Em resumo, internacionalmente e em Portugal, nas famílias e também nas escolas, o bem-estar sócio-emocional adolescente decresce à medida que se avança na idade, sobretudo entre as raparigas. Apesar disto, atentas as declarações ministeriais e de muitos outros responsáveis educativos, a mistificação acerca do idílico contexto social escolar persiste. Os longos confinamentos e os traumas que lhes costumam ser associados devem ter quota-parte na elisão desta realidade.
 

05:27 Crise é Crise!

E como a crise não é oportunidade de melhoria (e acelerador de mudança? Por certo também não!), em mais uma singularidade só própria da Educação, ficou dito com autoridade,

"..."

não se entende de que lógica é devedor o pensamento que sustenta a declaração de fé numa escola futura que se transfigura e melhora. Se o passado devolve a herança envenenada atrás descrita e o presente traumático se deseja apagar como a uma página negra da crónica das nossas vidas, que "novo normal" é legítimo sonhar? Uma reposição do velho normal interrompido a revestir e ornamentar? Repousa no diamante "Magalhães 2" todo o capital de esperança.
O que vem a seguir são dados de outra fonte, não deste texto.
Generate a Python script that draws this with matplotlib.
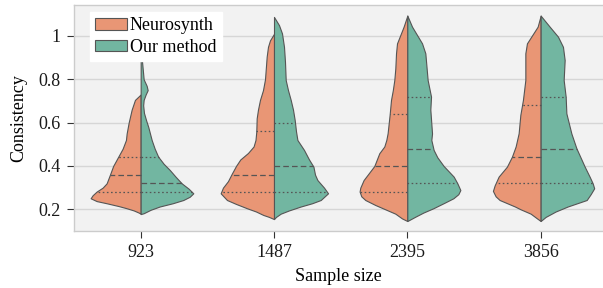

E de impostos, já agora. "Plim...registadora"

 

06:43 Extrair Consequências

A condenação da escola digital, apesar de federar o sindicato de oposição que integra docentes e outros dirigentes, não deixa de ser uma condenação da impreparação e incompetência dos professores na condução de um ano de um serviço educativo de medíocre qualidade. Não se extraem consequências da radicalidade de uma tal auto-avaliação? E os visados neste "chumbo" oficial, conformam-se com a sua própria caricatura ou reclamam dignidade? E os defraudados objetos deste ato falhado, forçados a uma exposição prolongada, que compensação podem exigir? Por último, o que justifica a omissão do ministério Sindical da Educação, lesto e clarividente na avaliação à resposta educativa de emergência, que ainda assim a licencia, que lhe reconhece os limites e não fornece alternativa para lá da resistência a decretar o confinamiento das escolas, que é o mesmo que condenar as comunidades educativas - e, por extensão, toda a sociedade - à roleta russa do virus?
 

08:02 A Paparoca Outra Vez

"...refeições"

O ministro da Ação Social para a Educação nutre uma paixão indisfarçável pelo tema da paparoca servida nas escolas, "(...)" patente na reiterada enfatização da magnitude da operação logística e por todo o mérito patriótico atribuido a esta missão humanitária. De tal maneira que é legítimo considerar que, na lógica ministerial, uma instituição de ensino é uma Cantina com escola dentro. Mas se é no tabuleiro do almoço que se ganha a guerra da capacitação das futuras gerações, diga-se ao titular da pasta que estes carenciados hão de ter irmãos, pais e outros familiares que reclamarão, igualmente, assistência.
 

09:09 Conclusão

Se estes fossem os únicos reflexos do negacionismo e da inversão estratégica em que navega a equipa educativa... Como se compagina esta doutrina com os planos governamentais e europeus de transformação digital?